Exercise:
Copy the material that follows word for word and omit its pictures.

Source data:
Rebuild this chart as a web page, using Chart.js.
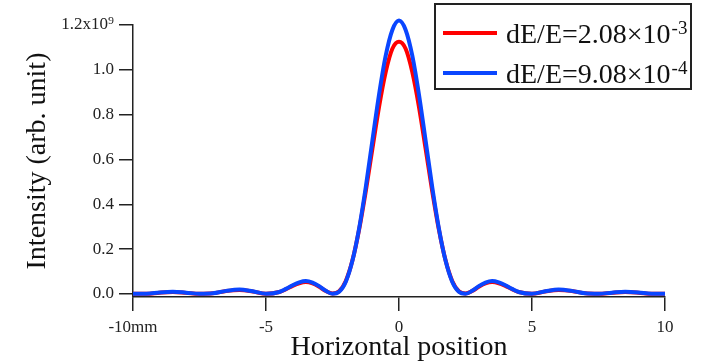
<!DOCTYPE html>
<html>
<head>
<meta charset="utf-8">
<script src="https://cdn.jsdelivr.net/npm/chart.js@4/dist/chart.umd.min.js"></script>
<style>
  html, body { margin: 0; padding: 0; background: #fff; }
  #wrap { width: 701px; height: 364px; }
</style>
</head>
<body>
<div id="wrap"><canvas id="c" width="701" height="364"></canvas></div>
<script>
// Horizontal position (mm)
const positions = [-10,-9.5,-9,-8.5,-8,-7.5,-7,-6.5,-6,-5.5,-5,-4.5,-4.25,-4,-3.75,-3.5,-3.25,-3,-2.75,-2.5,-2.25,-2,-1.75,-1.5,-1.25,-1,-0.75,-0.5,-0.25,0,0.25,0.5,0.75,1,1.25,1.5,1.75,2,2.25,2.5,2.75,3,3.25,3.5,3.75,4,4.25,4.5,5,5.5,6,6.5,7,7.5,8,8.5,9,9.5,10];
// Intensity (x1e9, arb. unit), dE/E = 2.08e-3
const redSeries = [0.001,0.001,0.006,0.009,0.005,0.001,0.003,0.013,0.018,0.011,0.001,0.009,0.021,0.036,0.048,0.053,0.047,0.032,0.013,0.002,0.012,0.058,0.150,0.287,0.458,0.648,0.835,0.990,1.094,1.125,1.094,0.990,0.835,0.648,0.458,0.287,0.150,0.058,0.012,0.002,0.013,0.032,0.047,0.053,0.048,0.036,0.021,0.009,0.001,0.011,0.018,0.013,0.003,0.001,0.005,0.009,0.006,0.001,0.001];
// Intensity (x1e9, arb. unit), dE/E = 9.08e-4
const blueSeries = [0.001,0.001,0.007,0.010,0.006,0.001,0.003,0.014,0.020,0.012,0.001,0.009,0.023,0.039,0.052,0.058,0.051,0.035,0.014,0.001,0.010,0.055,0.149,0.292,0.476,0.685,0.890,1.063,1.178,1.220,1.178,1.063,0.890,0.685,0.476,0.292,0.149,0.055,0.010,0.001,0.014,0.035,0.051,0.058,0.052,0.039,0.023,0.009,0.001,0.012,0.020,0.014,0.003,0.001,0.006,0.010,0.007,0.001,0.001];
const xTicks = [-10,-5,0,5,10];
const yTicks = [0,0.2,0.4,0.6,0.8,1.0,1.2];
const seriesLabels = ['dE/E=2.08\u00d710', 'dE/E=9.08\u00d710'];
const seriesExponents = ['-3', '-4'];
const seriesColors = ['#ff0000', '#0a46ff'];

const SERIF = '"Liberation Serif", "Times New Roman", serif';

const legendPlugin = {
  id: 'customLegend',
  afterDraw(chart) {
    const ctx = chart.ctx;
    ctx.save();
    ctx.fillStyle = '#fff';
    ctx.fillRect(435, 4, 256, 85);
    ctx.strokeStyle = '#222';
    ctx.lineWidth = 2;
    ctx.strokeRect(435, 4, 256, 85);
    const rows = [33, 73];
    for (let i = 0; i < 2; i++) {
      const y = rows[i];
      ctx.strokeStyle = seriesColors[i];
      ctx.lineWidth = 4;
      ctx.beginPath();
      ctx.moveTo(443, y);
      ctx.lineTo(497, y);
      ctx.stroke();
      ctx.fillStyle = '#111';
      ctx.font = '28px ' + SERIF;
      ctx.textBaseline = 'alphabetic';
      ctx.textAlign = 'left';
      ctx.fillText(seriesLabels[i], 506, y + 10);
      const w = ctx.measureText(seriesLabels[i]).width;
      ctx.font = '19px ' + SERIF;
      ctx.fillText(seriesExponents[i], 506 + w + 1, y + 1);
    }
    ctx.restore();
  }
};

const points = (arr) => positions.map((p, i) => ({ x: p, y: arr[i] }));

new Chart(document.getElementById('c'), {
  type: 'line',
  data: {
    datasets: [
      { label: 'blue', data: points(blueSeries), borderColor: seriesColors[1], borderWidth: 4, pointRadius: 0, cubicInterpolationMode: 'monotone', fill: false, clip: false },
      { label: 'red', data: points(redSeries), borderColor: seriesColors[0], borderWidth: 4, pointRadius: 0, cubicInterpolationMode: 'monotone', fill: false, clip: false }
    ]
  },
  options: {
    responsive: false,
    animation: false,
    devicePixelRatio: 1,
    layout: { padding: { top: 25, right: 36, left: 0, bottom: 0 } },
    plugins: { legend: { display: false }, tooltip: { enabled: false } },
    scales: {
      x: {
        type: 'linear',
        min: -10, max: 10,
        afterBuildTicks(s) { s.ticks = xTicks.map(v => ({ value: v })); },
        afterFit(s) { s.height = 67; },
        ticks: {
          color: '#222', padding: 6,
          font: { family: SERIF, size: 17 },
          maxRotation: 0,
          callback: (v) => v === -10 ? '-10mm' : String(v)
        },
        grid: { drawOnChartArea: false, drawTicks: true, tickLength: 14, color: '#222', lineWidth: 1.5 },
        border: { display: true, color: '#222', width: 1.5 },
        title: { display: true, text: 'Horizontal position', color: '#111', font: { family: SERIF, size: 28 }, padding: { top: 0, bottom: 0 } }
      },
      y: {
        type: 'linear',
        min: -0.0134, max: 1.2,
        afterBuildTicks(s) { s.ticks = yTicks.map(v => ({ value: v })); },
        afterFit(s) { s.width = 133; },
        ticks: {
          color: '#222', padding: 5,
          font: { family: SERIF, size: 17 },
          callback: (v) => Math.abs(v - 1.2) < 1e-9 ? '1.2x10\u2079' : v.toFixed(1)
        },
        grid: { drawOnChartArea: false, drawTicks: true, tickLength: 14, color: '#222', lineWidth: 1.5 },
        border: { display: true, color: '#222', width: 1.5 },
        title: { display: true, text: 'Intensity (arb. unit)', color: '#111', font: { family: SERIF, size: 28 }, padding: { top: 21, bottom: 0 } }
      }
    }
  },
  plugins: [legendPlugin]
});
</script>
</body>
</html>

Answer to this exercise:
Rebuild this chart as a web page, using Chart.js.
<!DOCTYPE html>
<html>
<head>
<meta charset="utf-8">
<script src="https://cdn.jsdelivr.net/npm/chart.js@4/dist/chart.umd.min.js"></script>
<style>
  html, body { margin: 0; padding: 0; background: #fff; }
  #wrap { width: 701px; height: 364px; }
</style>
</head>
<body>
<div id="wrap"><canvas id="c" width="701" height="364"></canvas></div>
<script>
// Horizontal position (mm)
const positions = [-10,-9.5,-9,-8.5,-8,-7.5,-7,-6.5,-6,-5.5,-5,-4.5,-4.25,-4,-3.75,-3.5,-3.25,-3,-2.75,-2.5,-2.25,-2,-1.75,-1.5,-1.25,-1,-0.75,-0.5,-0.25,0,0.25,0.5,0.75,1,1.25,1.5,1.75,2,2.25,2.5,2.75,3,3.25,3.5,3.75,4,4.25,4.5,5,5.5,6,6.5,7,7.5,8,8.5,9,9.5,10];
// Intensity (x1e9, arb. unit), dE/E = 2.08e-3
const redSeries = [0.001,0.001,0.006,0.009,0.005,0.001,0.003,0.013,0.018,0.011,0.001,0.009,0.021,0.036,0.048,0.053,0.047,0.032,0.013,0.002,0.012,0.058,0.150,0.287,0.458,0.648,0.835,0.990,1.094,1.125,1.094,0.990,0.835,0.648,0.458,0.287,0.150,0.058,0.012,0.002,0.013,0.032,0.047,0.053,0.048,0.036,0.021,0.009,0.001,0.011,0.018,0.013,0.003,0.001,0.005,0.009,0.006,0.001,0.001];
// Intensity (x1e9, arb. unit), dE/E = 9.08e-4
const blueSeries = [0.001,0.001,0.007,0.010,0.006,0.001,0.003,0.014,0.020,0.012,0.001,0.009,0.023,0.039,0.052,0.058,0.051,0.035,0.014,0.001,0.010,0.055,0.149,0.292,0.476,0.685,0.890,1.063,1.178,1.220,1.178,1.063,0.890,0.685,0.476,0.292,0.149,0.055,0.010,0.001,0.014,0.035,0.051,0.058,0.052,0.039,0.023,0.009,0.001,0.012,0.020,0.014,0.003,0.001,0.006,0.010,0.007,0.001,0.001];
const xTicks = [-10,-5,0,5,10];
const yTicks = [0,0.2,0.4,0.6,0.8,1.0,1.2];
const seriesLabels = ['dE/E=2.08\u00d710', 'dE/E=9.08\u00d710'];
const seriesExponents = ['-3', '-4'];
const seriesColors = ['#ff0000', '#0a46ff'];

const SERIF = '"Liberation Serif", "Times New Roman", serif';

const legendPlugin = {
  id: 'customLegend',
  afterDraw(chart) {
    const ctx = chart.ctx;
    ctx.save();
    ctx.fillStyle = '#fff';
    ctx.fillRect(435, 4, 256, 85);
    ctx.strokeStyle = '#222';
    ctx.lineWidth = 2;
    ctx.strokeRect(435, 4, 256, 85);
    const rows = [33, 73];
    for (let i = 0; i < 2; i++) {
      const y = rows[i];
      ctx.strokeStyle = seriesColors[i];
      ctx.lineWidth = 4;
      ctx.beginPath();
      ctx.moveTo(443, y);
      ctx.lineTo(497, y);
      ctx.stroke();
      ctx.fillStyle = '#111';
      ctx.font = '28px ' + SERIF;
      ctx.textBaseline = 'alphabetic';
      ctx.textAlign = 'left';
      ctx.fillText(seriesLabels[i], 506, y + 10);
      const w = ctx.measureText(seriesLabels[i]).width;
      ctx.font = '19px ' + SERIF;
      ctx.fillText(seriesExponents[i], 506 + w + 1, y + 1);
    }
    ctx.restore();
  }
};

const points = (arr) => positions.map((p, i) => ({ x: p, y: arr[i] }));

new Chart(document.getElementById('c'), {
  type: 'line',
  data: {
    datasets: [
      { label: 'blue', data: points(blueSeries), borderColor: seriesColors[1], borderWidth: 4, pointRadius: 0, cubicInterpolationMode: 'monotone', fill: false, clip: false },
      { label: 'red', data: points(redSeries), borderColor: seriesColors[0], borderWidth: 4, pointRadius: 0, cubicInterpolationMode: 'monotone', fill: false, clip: false }
    ]
  },
  options: {
    responsive: false,
    animation: false,
    devicePixelRatio: 1,
    layout: { padding: { top: 25, right: 36, left: 0, bottom: 0 } },
    plugins: { legend: { display: false }, tooltip: { enabled: false } },
    scales: {
      x: {
        type: 'linear',
        min: -10, max: 10,
        afterBuildTicks(s) { s.ticks = xTicks.map(v => ({ value: v })); },
        afterFit(s) { s.height = 67; },
        ticks: {
          color: '#222', padding: 6,
          font: { family: SERIF, size: 17 },
          maxRotation: 0,
          callback: (v) => v === -10 ? '-10mm' : String(v)
        },
        grid: { drawOnChartArea: false, drawTicks: true, tickLength: 14, color: '#222', lineWidth: 1.5 },
        border: { display: true, color: '#222', width: 1.5 },
        title: { display: true, text: 'Horizontal position', color: '#111', font: { family: SERIF, size: 28 }, padding: { top: 0, bottom: 0 } }
      },
      y: {
        type: 'linear',
        min: -0.0134, max: 1.2,
        afterBuildTicks(s) { s.ticks = yTicks.map(v => ({ value: v })); },
        afterFit(s) { s.width = 133; },
        ticks: {
          color: '#222', padding: 5,
          font: { family: SERIF, size: 17 },
          callback: (v) => Math.abs(v - 1.2) < 1e-9 ? '1.2x10\u2079' : v.toFixed(1)
        },
        grid: { drawOnChartArea: false, drawTicks: true, tickLength: 14, color: '#222', lineWidth: 1.5 },
        border: { display: true, color: '#222', width: 1.5 },
        title: { display: true, text: 'Intensity (arb. unit)', color: '#111', font: { family: SERIF, size: 28 }, padding: { top: 21, bottom: 0 } }
      }
    }
  },
  plugins: [legendPlugin]
});
</script>
</body>
</html>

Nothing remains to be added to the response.